KEVIN GORDON: I think you’d have to– well, the one thing I’ll say is that quality takes different shapes over time. So right now, in particular, and probably since December, we’ve been thinking that quality, in the form of looking at pricing power, has been something to focus on. Because right now, the difference in 2023 versus 2022 is that you have real revenue growth and real earnings growth starting to contract in a broad sense for the overall economy. So if that’s–

JULIE HYMAN: Is pricing power still is important to you right now?

KEVIN GORDON: Oh, absolutely. Because if that’s the environment where overall pricing power is just falling, by nature of inflation rolling over, you have to look for companies that have been able to withstand that and that can actually grow in unit sales or in volume terms.
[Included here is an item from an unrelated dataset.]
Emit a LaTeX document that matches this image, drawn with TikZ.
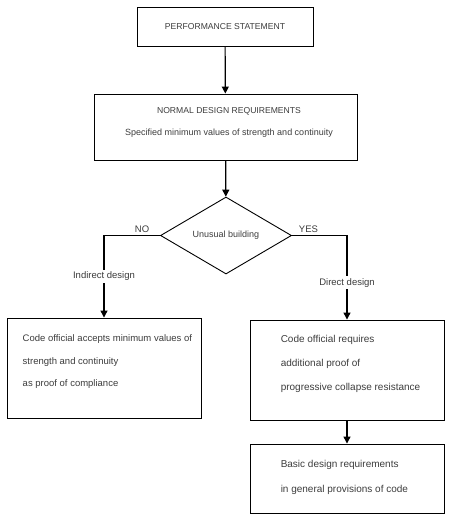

Those that benefited from inflation, like they did last year, if they have no other strategy to kind of boost sales, then you’re probably caught in a tougher place. So quality can take different shapes over time, different– and it can have many different faces. But in terms of moving down the quality spectrum into stuff that maybe is more high beta or tends to rally when the economy re-accelerates–

JULIE HYMAN: Or to take on more risk, in other words.

KEVIN GORDON: Absolutely. I think it’s a little early in the sense that if we do get a re-acceleration in growth, we’re not yet sure how hostile the Fed is going to be to that scenario, especially when you don’t have inflation back to target. So it’s part of this kind of broader story of taking a little bit of a breather and a step back. And not that we’re saying don’t be invested in the market or go to cash, that’s never really the view that we have. It’s been– you could find parts of the market that do relatively well and that kind of skew defensive.

DIANE KING HALL: What parts do you like right now? Is it defensive plays? What are the boring plays that you like?

KEVIN GORDON: Well, sometimes quality looks boring in a way. But as a factor, I think the nice part about it is that you can pretty much find that in any sector. So in our view, it keeps you out of this game of feeling you have to jump in and out of different sectors on a month-to-month or a quarter-to-quarter–

DIANE KING HALL: It’s not double Dutch.

KEVIN GORDON: Exactly. Or a quarter-to-quarter basis. First of all, that’s impossible. Nobody knows how to time that perfectly. Second of all, if you have that quality filter and that lens, you can kind of keep yourself in gear that way. And by the way, some of the largest names in the indexes, whether it’s the NASDAQ or the S&P, exhibit a lot of those factors where it’s strong cash, strong margins on a trailing, and a forward basis. So you can get pretty strong performance wrapped up in a quality factor.